I learned something about myself recently, and it wasn’t
pretty. When I have a lack of sleep, and thus wakeup with a splitting headache
and burning, gritty eyes, I am in a bad mood. No, that isn’t the revelation. I
am in a bad mood and I feel entitled. I feel like I have been robbed of comfort
and I deserve a nap, some peace and quiet, or to just close my eyes. And then
the twins both start crying and reality hits; I may never nap again.
The ugly part isn’t that I wake up in a bad mood; it is the
fact that I make the decision, the choice, to carry that bad mood with me
throughout the day. It is like a heavy rain cloud or loaded backpack that I
trudge around with, weighing me down. And I make sure that anyone around me
knows about it. They must know how saintly I am, what a martyr I am for getting
up with my baby(s) at night and then managing to get up in the morning (as if I
am the only mother ever to do this.) Hey, I am just being honest.

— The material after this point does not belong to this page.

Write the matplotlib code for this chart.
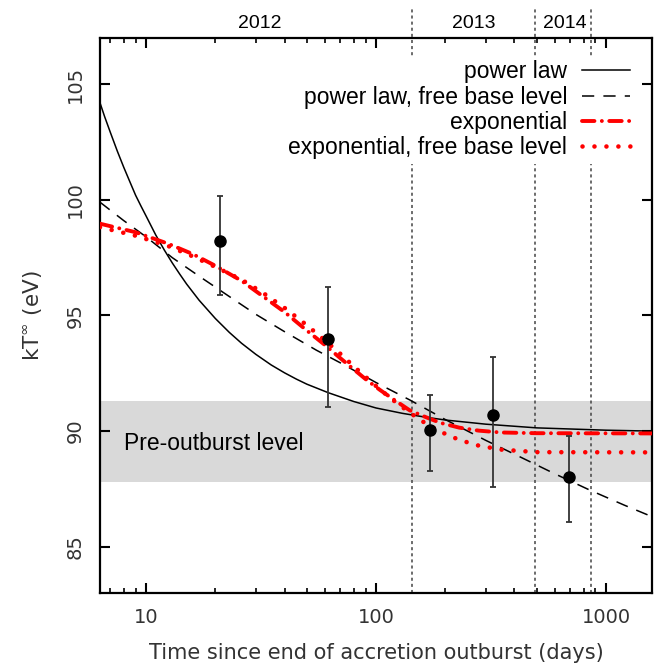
import matplotlib
matplotlib.use('Agg')
import matplotlib.pyplot as plt
from matplotlib.transforms import blended_transform_factory

# measured temperatures (days since end of outburst, eV)
obs_t = [21, 62, 172, 321, 689]
obs_kT = [98.24, 94.0, 90.04, 90.68, 88.01]
obs_lo = [95.88, 91.05, 88.29, 87.58, 86.05]
obs_hi = [100.16, 96.25, 91.58, 93.22, 89.78]

# model curves
pl_t = [6.3, 6.6, 7, 7.5, 8, 8.5, 9, 9.5, 10, 11, 12, 13, 14, 15, 17, 20, 23, 26, 30, 35,
        40, 45, 50, 62, 80, 100, 130, 160, 200, 300, 500, 1000, 1585]
pl_kT = [104.2, 103.6, 102.9, 102.1, 101.4, 100.78, 100.2, 99.73, 99.3, 98.49, 97.83, 97.27,
         96.79, 96.36, 95.66, 94.87, 94.27, 93.8, 93.32, 92.86, 92.52, 92.25, 92.03, 91.66,
         91.28, 91.0, 90.77, 90.62, 90.48, 90.3, 90.14, 90.04, 90.0]

plfree_t = [6.3, 8, 10, 13, 17, 22, 30, 40, 55, 70, 100, 140, 200, 300, 420, 600, 850, 1200, 1585]
plfree_kT = [99.9, 99.1, 98.4, 97.5, 96.7, 95.95, 95.05, 94.3, 93.5, 92.95, 92.1, 91.35,
             90.5, 89.6, 88.9, 88.15, 87.45, 86.8, 86.3]

exp_t = [6.3, 9, 12.5, 16, 20, 26, 32, 40, 50, 60, 70, 80, 90, 104, 120, 140, 165, 190,
         230, 280, 350, 500, 1585]
exp_kT = [98.97, 98.6, 98.1, 97.65, 97.15, 96.5, 95.85, 95.15, 94.35, 93.72, 93.15, 92.67,
          92.25, 91.78, 91.35, 90.9, 90.6, 90.36, 90.15, 90.02, 89.94, 89.91, 89.9]

expfree_t = [6.3, 9, 12.5, 16, 20, 26, 32, 40, 50, 60, 70, 80, 90, 104, 120, 140, 165, 190,
             230, 280, 350, 500, 1585]
expfree_kT = [98.82, 98.45, 98.0, 97.55, 97.1, 96.55, 96.0, 95.33, 94.58, 93.92, 93.34, 92.8,
              92.35, 91.8, 91.3, 90.8, 90.32, 89.98, 89.62, 89.37, 89.2, 89.09, 89.08]

# pre-outburst band and year boundaries
base_lo, base_hi = 87.8, 91.3
year_edges = [143.5, 490, 857]
year_labels = ['2012', '2013', '2014']
year_label_t = [31.3, 267, 660]

sans = 'Liberation Sans'
tickfont = 'DejaVu Sans'
tickcol = '#333333'

fig = plt.figure(figsize=(6.56, 6.63), dpi=100)
ax = fig.add_axes([0.1524, 0.1056, 0.8415, 0.8371])

ax.axhspan(base_lo, base_hi, color='#d9d9d9', zorder=0, lw=0)
ax.text(8.0, 89.45, 'Pre-outburst level', family=sans, fontsize=16.5, va='center', ha='left')

for t in year_edges:
    ax.axvline(t, ymin=0, ymax=1.055, color='#444444', lw=1.1, dashes=(2, 2), clip_on=False, zorder=1)

ax.plot(pl_t, pl_kT, color='k', lw=1.1, label='power law', zorder=3)
ax.plot(plfree_t, plfree_kT, color='k', lw=1.1, dashes=(8, 6), label='power law, free base level', zorder=3)
ax.plot(exp_t, exp_kT, color='#ff0000', lw=2.8, dashes=(3.2, 1.9, 0.01, 1.9),
        dash_capstyle='round', label='exponential', zorder=4)
ax.plot(expfree_t, expfree_kT, color='#ff0000', lw=3.3, dashes=(0.01, 2.6),
        dash_capstyle='round', label='exponential, free base level', zorder=4)

yerr = [[k - lo for k, lo in zip(obs_kT, obs_lo)], [hi - k for k, hi in zip(obs_kT, obs_hi)]]
ax.errorbar(obs_t, obs_kT, yerr=yerr, fmt='o', color='k', ms=8, ecolor='#333333',
            elinewidth=1.3, capsize=2.5, capthick=1.3, zorder=5)

ax.set_xscale('log')
ax.set_xlim(6.3, 1585)
ax.set_ylim(83, 107)
ax.set_yticks([85, 90, 95, 100, 105])
ax.set_xticks([10, 100, 1000])
ax.set_xticklabels(['10', '100', '1000'])

for s in ax.spines.values():
    s.set_linewidth(1.6)
ax.tick_params(which='major', direction='in', length=7, width=1.5, top=True, right=True,
               labelsize=14, labelcolor=tickcol, pad=11)
ax.tick_params(which='minor', direction='in', length=3.5, width=1.2, top=True, right=True)
ax.tick_params(axis='y', which='minor', left=False, right=False)
for lab in ax.get_yticklabels():
    lab.set_rotation(90)
    lab.set_va('center')
    lab.set_family(tickfont)
for lab in ax.get_xticklabels():
    lab.set_family(tickfont)

ax.set_xlabel('Time since end of accretion outburst (days)', family=tickfont, fontsize=15,
              color=tickcol, labelpad=11)
ax.set_ylabel(r'kT$^{\infty}$ (eV)', family=tickfont, fontsize=15.5, color=tickcol, labelpad=15)

trans = blended_transform_factory(ax.transData, ax.transAxes)
for lbl, t in zip(year_labels, year_label_t):
    ax.text(t, 1.027, lbl, transform=trans, family=sans, fontsize=14, ha='center', va='center')

leg = ax.legend(loc='upper right', bbox_to_anchor=(0.9685, 0.968), borderaxespad=0,
                markerfirst=False, frameon=True, framealpha=1, edgecolor='none',
                facecolor='white', prop={'family': sans, 'size': 16.5}, handlelength=2.1,
                handletextpad=0.65, labelspacing=0.1, borderpad=0.2)
leg.set_zorder(6)

fig.savefig('out.png', dpi=100)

When I caught myself in this behavior early last week I was
appalled at myself. It was as if I was seeing myself through someone else’s
eyes. Sometimes God does that for me; it is like He allows me to see myself
through His eyes. Sometimes it is good behavior, and sometime it is the brutal
truth of my wicked heart. So as I was looking at myself plodding through my
day, it was almost comical. I saw just how silly my behavior was. Just because
I had a rough night does not mean that my whole day has to be darkened.
The core issue behind this behavior of mine is selfishness. I didn’t get a full night’s sleep. I am tired. I have a headache. I want
a nap. There is a whole lot of self and “I” going on there. Where does that
leave my husband, my children? They get moody mama…and nobody likes moody mama.
And that is not okay. Philippians 2:3-4 says, “Do
nothing out of selfish ambition or vain conceit. Rather, in humility value
others above yourselves, not looking to your own interests but each of you
to the interests of the others. And Philippians 2:14a tells us to “do all things without grumbling” (NIV).
Wow,
that means I am doing the exact opposite of what the Bible says to do. Therein
lies my revelation; I have a choice. I can choose to be moody mama all day…OR,
I can choose to try and apply the Bible to my life and value others above
myself, not look to my own interests, and do things without complaining. So
yes, I may be exhausted and have a headache, but I will choose to be obedient
to God’s Word. And you know what? God has a way of turning my obedience, even
obedience that starts out grudgingly, into a blessing.
So
what choice will you make today? Even if you started out this day as a moody mama
you still have a chance to turn things around!
Remember to slow down and
enjoy the fruits of your labor and love on a daily basis and you will start to
see life as a Mama on the Bright Side.